The legislation is currently being prepared by Representative Yoo In-tae, Senior Secretary for political affairs to President Roh Moo-hyun. Mr. Yoo is trying to persuade a majority of lawmakers to support his bill, including those of his own party who are against abolition.
"I'm promoting the amendment in a bid to clear Korea's shameful history and not repeat the killing of innocent people," Yoo said.
Ethical and humanitarian reasons are behind the initiative, but political considerations are not absent. Abolishing capital punishment is part and parcel of the decade-long process of democratisation. Under previous military dictatorships capital punishment was used as an instrument of political repression. In 1974 under Dictator Park Chung-hee, then university student Yoo was sentenced to death with twelve colleagues. The sentence was carried for eight of them within eight hours of the court's decision.
Korea is one of 86 countries that still use capital punishment, but 20 of these have not carried out executions in the last 10 years. In South Korea executions have been suspended since the election of former president Kim Dae-jung in 1997. According to a spokesperson for the Justice Ministry there are 58 inmates on death row.
"I think capital punishment should be abolished," said Kim Gap-bae, a lawyer and member of the Korean Bar Association. "Life is the supreme value, which cannot be taken away by other means. Moreover, there is no evidence to prove that executions deter brutal crimes," Kim added.

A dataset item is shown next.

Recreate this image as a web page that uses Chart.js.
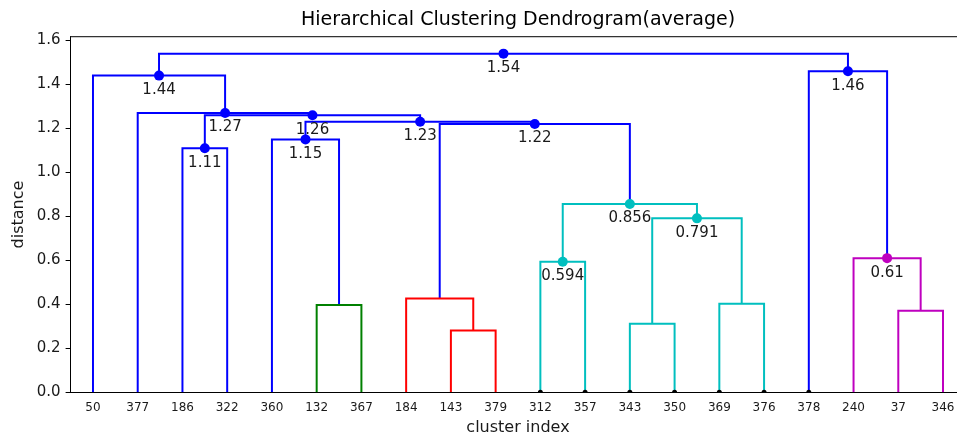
<!DOCTYPE html>
<html>
<head>
<meta charset="utf-8">
<script src="https://cdn.jsdelivr.net/npm/chart.js@4.4.1/dist/chart.umd.min.js"></script>
<style>
  html, body { margin: 0; padding: 0; background: #fff; overflow: hidden; }
  #wrap { position: absolute; left: 0; top: 0; width: 980px; height: 435px; }
</style>
</head>
<body>
<div id="wrap"><canvas id="dendro"></canvas></div>
<script>
// Leaves in plotted order (original sample index of each leaf)
const leafLabels = ['50', '377', '186', '322', '360', '132', '367', '184', '143', '379',
                    '312', '357', '343', '350', '369', '376', '378', '240', '37', '346'];

// Linkage: child ids joined by each merge (ids < 20 are leaves, id 20+k is merge k)
const mergePairs = [
  [5, 6], [8, 9], [7, 21], [12, 13], [18, 19], [14, 15], [10, 11], [17, 24],
  [23, 25], [26, 28], [2, 3], [4, 20], [22, 29], [31, 32], [30, 33], [1, 34],
  [0, 35], [16, 27], [36, 37]
];
// Distance at which each merge happens
const mergeHeights = [
  0.397, 0.281, 0.427, 0.312, 0.371, 0.403, 0.594, 0.61,
  0.791, 0.856, 1.11, 1.15, 1.22, 1.23, 1.26, 1.27,
  1.44, 1.46, 1.54
];

// Leaves that carry a contracted-node marker, and the marker heights
const contractedLeaves = ['312', '357', '343', '350', '369', '376', '378'];
const contractedHeights = [0, 0, 0, 0, 0, 0, 0];

const yTicks = [0, 0.2, 0.4, 0.6, 0.8, 1.0, 1.2, 1.4, 1.6];

const annotateAbove = 0.5;
const palette = ['#008000', '#ff0000', '#00bfbf', '#bf00bf'];
const aboveColor = '#0000ff';
const FONT = 'DejaVu Sans';

// ---- tree layout: leaves at 5, 15, 25, ... (10 units apart) ----
const nLeaves = leafLabels.length;
const nodeX = leafLabels.map((_, i) => 5 + 10 * i);
const nodeY = leafLabels.map(() => 0);
mergePairs.forEach(([a, b], k) => {
  nodeX.push((nodeX[a] + nodeX[b]) / 2);
  nodeY.push(mergeHeights[k]);
});

// ---- colouring: clusters below 70% of the top distance get their own colour ----
const threshold = 0.7 * Math.max(...mergeHeights);
const linkColor = new Array(mergePairs.length).fill(aboveColor);
let nextColor = 0;
function paint(id, color) {
  if (id < nLeaves) return;
  const k = id - nLeaves;
  linkColor[k] = color;
  paint(mergePairs[k][0], color);
  paint(mergePairs[k][1], color);
}
function walk(id) {
  if (id < nLeaves) return;
  const k = id - nLeaves;
  if (mergeHeights[k] < threshold) {
    paint(id, palette[nextColor++ % palette.length]);
    return;
  }
  linkColor[k] = aboveColor;
  walk(mergePairs[k][0]);
  walk(mergePairs[k][1]);
}
walk(nLeaves + mergePairs.length - 1);

// ---- datasets ----
const linkSets = mergePairs.map(([a, b], k) => ({
  data: [
    { x: nodeX[a], y: nodeY[a] },
    { x: nodeX[a], y: mergeHeights[k] },
    { x: nodeX[b], y: mergeHeights[k] },
    { x: nodeX[b], y: nodeY[b] }
  ],
  showLine: true,
  borderColor: linkColor[k],
  borderWidth: 2,
  pointRadius: 0,
  tension: 0,
  fill: false,
  order: 3
}));

const annotated = mergePairs.map((_, k) => k).filter(k => mergeHeights[k] > annotateAbove);
const markerSet = {
  data: annotated.map(k => ({ x: nodeX[nLeaves + k], y: mergeHeights[k] })),
  pointRadius: 5,
  pointBackgroundColor: annotated.map(k => linkColor[k]),
  pointBorderColor: annotated.map(k => linkColor[k]),
  pointBorderWidth: 0,
  order: 1
};

const contractedSet = {
  data: contractedLeaves.map((lab, i) => ({ x: nodeX[leafLabels.indexOf(lab)], y: contractedHeights[i] })),
  pointRadius: 2.5,
  pointBackgroundColor: '#000',
  pointBorderWidth: 0,
  order: 2
};

// value labels under the merge markers
const mergeLabels = {
  id: 'mergeLabels',
  afterDatasetsDraw(chart) {
    const { ctx, scales: { x, y } } = chart;
    ctx.save();
    ctx.font = '15px "' + FONT + '"';
    ctx.fillStyle = '#1a1a1a';
    ctx.textAlign = 'center';
    ctx.textBaseline = 'top';
    annotated.forEach(k => {
      const px = x.getPixelForValue(nodeX[nLeaves + k]);
      const py = y.getPixelForValue(mergeHeights[k]) + 7;
      ctx.fillText(String(Number(mergeHeights[k].toPrecision(3))), px, py);
    });
    ctx.restore();
  }
};

// top edge of the axes frame
const frame = {
  id: 'frame',
  afterDraw(chart) {
    const { ctx, chartArea: a } = chart;
    ctx.save();
    ctx.strokeStyle = '#333';
    ctx.lineWidth = 1.3;
    ctx.beginPath();
    ctx.moveTo(a.left, a.top);
    ctx.lineTo(a.right, a.top);
    ctx.stroke();
    ctx.restore();
  }
};

Chart.defaults.font.family = FONT;

new Chart(document.getElementById('dendro'), {
  type: 'scatter',
  data: { datasets: [...linkSets, contractedSet, markerSet] },
  plugins: [mergeLabels, frame],
  options: {
    responsive: true,
    maintainAspectRatio: false,
    devicePixelRatio: 1,
    animation: false,
    layout: { padding: { left: 0, right: 14.6, top: 0, bottom: 0 } },
    plugins: {
      legend: { display: false },
      tooltip: { enabled: false },
      title: {
        display: true,
        text: 'Hierarchical Clustering Dendrogram(average)',
        fullSize: false,
        color: '#000',
        font: { family: FONT, size: 19, weight: 'normal', lineHeight: 1.2 },
        padding: { top: 9, bottom: 4.9 }
      }
    },
    scales: {
      x: {
        type: 'linear',
        min: 0,
        max: 10 * nLeaves,
        afterBuildTicks: s => { s.ticks = leafLabels.map((_, i) => ({ value: nodeX[i] })); },
        afterFit: s => { s.height = 42.7; },
        ticks: {
          autoSkip: false,
          maxRotation: 0,
          minRotation: 0,
          padding: 8,
          color: '#1a1a1a',
          font: { family: FONT, size: 12 },
          callback: (v, i) => leafLabels[i]
        },
        grid: { drawOnChartArea: false, drawTicks: false },
        border: { display: true, color: '#000', width: 1 },
        title: {
          display: true,
          text: 'cluster index',
          color: '#1a1a1a',
          font: { family: FONT, size: 16, lineHeight: 1 },
          padding: { top: 0, bottom: -1 }
        }
      },
      y: {
        type: 'linear',
        min: 0,
        max: 1.617,
        afterBuildTicks: s => { s.ticks = yTicks.map(v => ({ value: v })); },
        afterFit: s => { s.width = 70.6; },
        ticks: {
          padding: 5,
          color: '#1a1a1a',
          font: { family: FONT, size: 15 },
          callback: v => v.toFixed(1)
        },
        grid: { drawOnChartArea: false, drawTicks: true, tickLength: 5, color: '#000' },
        border: { display: true, color: '#000', width: 1 },
        title: {
          display: true,
          text: 'distance',
          color: '#1a1a1a',
          font: { family: FONT, size: 16, lineHeight: 1 },
          padding: { top: 11, bottom: 0 }
        }
      }
    }
  }
});
</script>
</body>
</html>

Adopting the bill will not however be easy. This is the third attempt to amend existing legislation. In 2001 it failed because the then Conservative-controlled Justice Committee of the National Assembly was able to block it. The situation is better today since the URI Party now has eight members on that committee against six for the opposition Grand National Party (GNP) and one for the Democratic Labour Party (DLP). The DLP normally backs URI in the area of human rights protection, and the GNP is becoming more open to the possibility.
Through the initiatives and statements of the Catholic Bishops' Conference of Korea the South Korean Church has been campaigning against capital punishment for a long time and welcomes Representative Yoo's bill.